Performance improvements by removing a DMB and inlining.

Correct the version of CAS used by Mutex::Lock to be acquire and not release.
Don't do a memory barrier in thread transitions when there is already a
barrier associated with the mutator lock.
Force inlining of the hot thread and shared lock code, heavily used by down
calls and JNI.
Force inlining of mirror routines that are used by runtime support and hot.

Performance was measured and improved using perf and maps.

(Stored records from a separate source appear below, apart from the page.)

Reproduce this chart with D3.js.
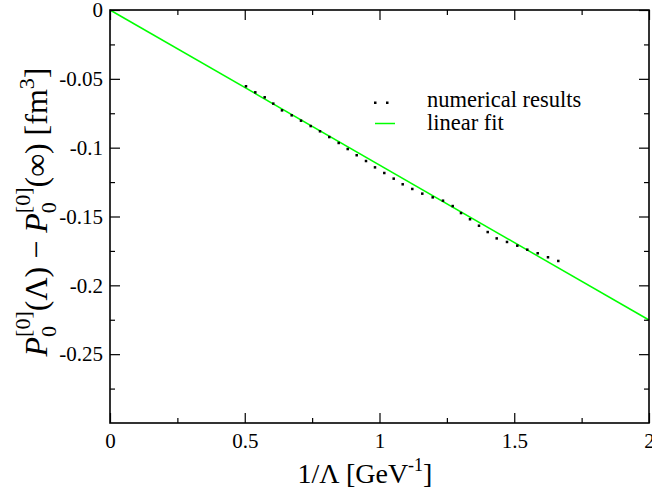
<!DOCTYPE html>
<html><head><meta charset="utf-8">
<script src="https://cdn.jsdelivr.net/npm/d3@7"></script>
<style>body{margin:0;background:#fff}svg{display:block}text{font-family:"Liberation Serif","Times New Roman",serif}</style>
</head><body><svg id="c" width="652" height="493"></svg>
<script>
const numX = [0.5046,0.5391,0.5740,0.6059,0.6382,0.6742,0.7087,0.7447,0.7792,0.8137,0.8486,0.8820,0.9154,0.9499,0.9833,1.0178,1.0527,1.0861,1.1217,1.1588,1.1974,1.2356,1.2716,1.3024,1.3358,1.3692,1.4015,1.4349,1.4731,1.5113,1.5484,1.5870,1.6252,1.6634];
const numY = [-0.0554,-0.0598,-0.0634,-0.0680,-0.0729,-0.0765,-0.0804,-0.0843,-0.0881,-0.0923,-0.0966,-0.1010,-0.1055,-0.1097,-0.1143,-0.1184,-0.1225,-0.1266,-0.1300,-0.1334,-0.1361,-0.1385,-0.1424,-0.1475,-0.1520,-0.1567,-0.1613,-0.1659,-0.1685,-0.1712,-0.1741,-0.1767,-0.1796,-0.1823];
const fitX = [0, 2];
const fitY = [0, -0.2252];
const xTicks = [0, 0.5, 1, 1.5, 2];
const xTickLabels = ["0", "0.5", "1", "1.5", "2"];
const yTicks = [0, -0.05, -0.1, -0.15, -0.2, -0.25];
const yTickLabels = ["0", "-0.05", "-0.1", "-0.15", "-0.2", "-0.25"];
const xMinor = [0.25, 0.75, 1.25, 1.75];
const yMinor = [-0.025, -0.075, -0.125, -0.175, -0.225, -0.275];
const legendLabels = ["numerical results", "linear fit"];

const svg = d3.select("#c");
const L = 110, R = 649, T = 10, B = 423;
const x = d3.scaleLinear().domain([0, 2]).range([L, R]);
const y = d3.scaleLinear().domain([-0.3, 0]).range([B, T]);
const GREEN = "#00ff00";

// fit line
const line = d3.line().x(d => x(d[0])).y(d => y(d[1]));
svg.append("path").datum(fitX.map((v, i) => [v, fitY[i]]))
  .attr("d", line).attr("fill", "none").attr("stroke", GREEN).attr("stroke-width", 1.5);

// dots
svg.append("g").selectAll("rect").data(numX.map((v, i) => [v, numY[i]])).join("rect")
  .attr("x", d => x(d[0]) - 1.25).attr("y", d => y(d[1]) - 1.25)
  .attr("width", 2.5).attr("height", 2.5).attr("fill", "#000");

// axes
const fmtX = (d) => xTickLabels[xTicks.indexOf(d)];
const fmtY = (d) => yTickLabels[yTicks.indexOf(d)];
function styleAxis(g) {
  g.select(".domain").remove();
  g.selectAll(".tick line").attr("stroke", "#000").attr("stroke-width", 1.2);
  g.selectAll("text").attr("font-size", 21).attr("fill", "#000").style("font-family", "Liberation Serif");
}
svg.append("g").attr("transform", `translate(0,${B})`)
  .call(d3.axisBottom(x).tickValues(xTicks).tickSize(-10).tickPadding(10).tickFormat(fmtX)).call(styleAxis);
svg.append("g").attr("transform", `translate(0,${B})`)
  .call(d3.axisBottom(x).tickValues(xMinor).tickSize(-5).tickFormat("")).call(styleAxis);
svg.append("g").attr("transform", `translate(0,${T})`)
  .call(d3.axisTop(x).tickValues(xTicks).tickSize(-10).tickFormat("")).call(styleAxis);
svg.append("g").attr("transform", `translate(0,${T})`)
  .call(d3.axisTop(x).tickValues(xMinor).tickSize(-5).tickFormat("")).call(styleAxis);
svg.append("g").attr("transform", `translate(${L},0)`)
  .call(d3.axisLeft(y).tickValues(yTicks).tickSize(-10).tickPadding(7).tickFormat(fmtY)).call(styleAxis);
svg.append("g").attr("transform", `translate(${L},0)`)
  .call(d3.axisLeft(y).tickValues(yMinor).tickSize(-5).tickFormat("")).call(styleAxis);
svg.append("g").attr("transform", `translate(${R},0)`)
  .call(d3.axisRight(y).tickValues(yTicks).tickSize(-10).tickFormat("")).call(styleAxis);
svg.append("g").attr("transform", `translate(${R},0)`)
  .call(d3.axisRight(y).tickValues(yMinor).tickSize(-5).tickFormat("")).call(styleAxis);

// frame
svg.append("rect").attr("x", L).attr("y", T).attr("width", R - L).attr("height", B - T)
  .attr("fill", "none").attr("stroke", "#000").attr("stroke-width", 1.6);

// legend
const lg = svg.append("g");
lg.selectAll("rect.ld").data([0, 1]).join("rect").attr("class", "ld")
  .attr("x", d => 374 + d * 12).attr("y", 101.5).attr("width", 2.5).attr("height", 2.5).attr("fill", "#000");
lg.append("line").attr("x1", 375).attr("x2", 395).attr("y1", 123.5).attr("y2", 123.5)
  .attr("stroke", GREEN).attr("stroke-width", 1.5);
lg.selectAll("text").data(legendLabels).join("text")
  .attr("x", 427).attr("y", (d, i) => 107 + i * 23).attr("font-size", 22.5).text(d => d);

// x title
const xt = svg.append("text").attr("x", 365).attr("y", 483).attr("text-anchor", "middle").attr("font-size", 28);
xt.append("tspan").text("1/Λ [GeV");
xt.append("tspan").attr("font-size", 18).attr("dy", -12).text("-1");
xt.append("tspan").attr("dy", 12).text("]");

// y title
const yt = svg.append("text").attr("transform", "translate(47,212) rotate(-90)").attr("text-anchor", "middle").attr("font-size", 32);
function pTerm(arg) {
  yt.append("tspan").attr("font-style", "italic").text("P");
  yt.append("tspan").attr("font-size", 22).attr("dy", 9).text("0");
  yt.append("tspan").attr("font-size", 22).attr("dx", -11).attr("dy", -26).text("[0]");
  yt.append("tspan").attr("dy", 17).text(arg);
}
pTerm("(Λ) − ");
pTerm("(∞) [fm");
yt.append("tspan").attr("font-size", 22).attr("dy", -13).text("3");
yt.append("tspan").attr("dy", 13).text("]");
</script></body></html>
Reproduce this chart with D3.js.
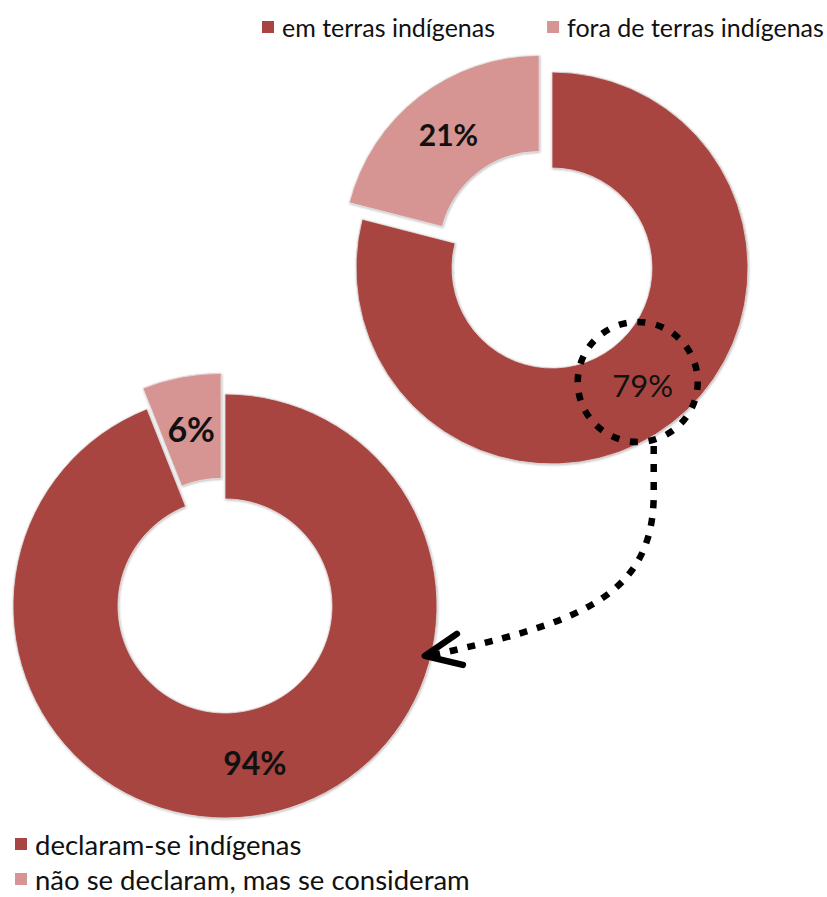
<!DOCTYPE html>
<html>
<head>
<meta charset="utf-8">
<script src="https://cdn.jsdelivr.net/npm/d3@7"></script>
<style>
  html, body { margin: 0; padding: 0; background: #fff; }
  svg { display: block; }
  text { font-family: Lato, "Open Sans", sans-serif; }
</style>
</head>
<body>
<svg id="chart" width="827" height="897"></svg>
<script>
// Where people live (upper donut)
const topCategories = ["em terras indígenas", "fora de terras indígenas"];
const topValues = [79, 21];
const topLabels = ["79%", "21%"];

// How people identify (lower donut)
const bottomCategories = ["declaram-se indígenas", "não se declaram, mas se consideram"];
const bottomValues = [94, 6];
const bottomLabels = ["94%", "6%"];

const sliceColors = ["#A84441", "#D69493"];

const svg = d3.select("#chart");

// soft grey halo around the slices
const defs = svg.append("defs");
const f = defs.append("filter").attr("id", "halo")
  .attr("x", "-10%").attr("y", "-10%").attr("width", "120%").attr("height", "120%");
f.append("feDropShadow").attr("dx", 0.6).attr("dy", 0.8)
  .attr("stdDeviation", 1.2).attr("flood-color", "#7a7a7a").attr("flood-opacity", 0.55);

const pie = d3.pie().sort(null).startAngle(0).endAngle(2 * Math.PI);

function donut(cfg) {
  const { cx, cy, outer, inner, values, labels, explode, labelWeights, labelSize } = cfg;
  const arcs = pie(values);
  const arc = d3.arc().innerRadius(inner).outerRadius(outer);
  const g = svg.append("g").attr("transform", `translate(${cx},${cy})`);
  const shift = (d, i) => {
    const e = explode[i];
    const a = (d.startAngle + d.endAngle) / 2;
    return [Math.sin(a) * e, -Math.cos(a) * e];
  };
  g.selectAll("path.slice").data(arcs).join("path")
    .attr("class", "slice")
    .attr("d", arc)
    .attr("transform", (d, i) => { const s = shift(d, i); return `translate(${s[0]},${s[1]})`; })
    .attr("fill", (d, i) => sliceColors[i])
    .attr("stroke", "#e4e4e4").attr("stroke-width", 0.8)
    .attr("filter", "url(#halo)");
  g.selectAll("text.val").data(arcs).join("text")
    .attr("class", "val")
    .attr("x", (d, i) => arc.centroid(d)[0] + shift(d, i)[0])
    .attr("y", (d, i) => arc.centroid(d)[1] + shift(d, i)[1])
    .attr("text-anchor", "middle")
    .attr("dominant-baseline", "central")
    .attr("font-size", (d, i) => labelSize[i])
    .attr("font-weight", (d, i) => labelWeights[i])
    .attr("fill", "#111")
    .text((d, i) => labels[i]);
  return { g, arcs, arc, cx, cy, outer, inner };
}

// lower donut first so the upper one sits on top
const lower = donut({
  cx: 225, cy: 606, outer: 212, inner: 107,
  values: bottomValues, labels: bottomLabels, explode: [0, 21],
  labelWeights: ["bold", "bold"], labelSize: [32, 34]
});
const upper = donut({
  cx: 552, cy: 268, outer: 196, inner: 100,
  values: topValues, labels: topLabels, explode: [0, 21],
  labelWeights: ["normal", "bold"], labelSize: [31, 30]
});

// Dotted ring around the 79% share and a dotted arrow into the lower donut
const hi = upper.arc.centroid(upper.arcs[0]);
const ringC = [upper.cx + hi[0] - 5, upper.cy + hi[1] - 3];
const ringR = 60;
const ann = svg.append("g").attr("fill", "none").attr("stroke", "#000");
ann.append("circle")
  .attr("cx", ringC[0]).attr("cy", ringC[1]).attr("r", ringR)
  .attr("stroke-width", 6.5).attr("stroke-dasharray", "8 10.8");

// arrow tip on the lower donut's outer rim
const tipAng = 104 * Math.PI / 180;
const tip = [lower.cx + Math.sin(tipAng) * 206, lower.cy - Math.cos(tipAng) * 206];
const start = [ringC[0] + 16, ringC[1] + ringR + 4];
const p = d3.path();
p.moveTo(start[0], start[1]);
p.lineTo(start[0], start[1] + 50);
p.bezierCurveTo(start[0] - 1, start[1] + 155, start[0] - 83, start[1] + 178, tip[0] + 5, tip[1]);
ann.append("path").attr("d", p.toString())
  .attr("stroke-width", 6.5).attr("stroke-dasharray", "8 10");

const head = d3.path();
head.moveTo(tip[0] + 32, tip[1] - 22);
head.lineTo(tip[0], tip[1]);
head.lineTo(tip[0] + 38, tip[1] + 9);
ann.append("path").attr("d", head.toString())
  .attr("stroke-width", 6.5).attr("stroke-linecap", "round").attr("stroke-linejoin", "round");

// Legends
function legend(items, colors, x0, y0, size, sq, horizontal, gapX, gapY) {
  const g = svg.append("g");
  let x = x0, y = y0;
  items.forEach((t, i) => {
    g.append("rect").attr("x", x).attr("y", y - sq / 2).attr("width", sq).attr("height", sq)
      .attr("fill", colors[i]);
    const tx = g.append("text").attr("x", x + sq + 8).attr("y", y)
      .attr("dominant-baseline", "central").attr("font-size", size).attr("fill", "#111")
      .text(t);
    if (horizontal) x = x + sq + 8 + tx.node().getComputedTextLength() + gapX;
    else y += gapY;
  });
}
legend(topCategories, sliceColors, 262, 27, 25, 12, true, 52, 0);
legend(bottomCategories, sliceColors, 15, 844, 27.5, 12, false, 0, 35);
</script>
</body>
</html>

Change-Id: I012580e337143236d8b6d06c1e270183ae51083c
diff --git a/src/thread.h b/src/thread.h
index 5e424c1..58de45d 100644
--- a/src/thread.h
+++ b/src/thread.h
@@ -169,13 +169,15 @@
   // Transition from non-runnable to runnable state acquiring share on mutator_lock_.
   ThreadState TransitionFromSuspendedToRunnable()
       LOCKS_EXCLUDED(Locks::thread_suspend_count_lock_)
-      SHARED_LOCK_FUNCTION(Locks::mutator_lock_);
+      SHARED_LOCK_FUNCTION(Locks::mutator_lock_)
+      __attribute__ ((always_inline));
 
   // Transition from runnable into a state where mutator privileges are denied. Releases share of
   // mutator lock.
   void TransitionFromRunnableToSuspended(ThreadState new_state)
       LOCKS_EXCLUDED(Locks::thread_suspend_count_lock_)
-      UNLOCK_FUNCTION(Locks::mutator_lock_);
+      UNLOCK_FUNCTION(Locks::mutator_lock_)
+      __attribute__ ((always_inline));
 
   // Wait for a debugger suspension on the thread associated with the given peer. Returns the
   // thread on success, else NULL. If the thread should be suspended then request_suspension should
@@ -215,13 +217,7 @@
 #endif
 
 
-#ifndef NDEBUG
   void AssertThreadSuspensionIsAllowable(bool check_locks = true) const;
-#else
-  void AssertThreadSuspensionIsAllowable(bool check_locks = true) const {
-    UNUSED(check_locks);  // Keep GCC happy about unused parameters.
-  }
-#endif
 
   bool IsDaemon() const {
     return daemon_;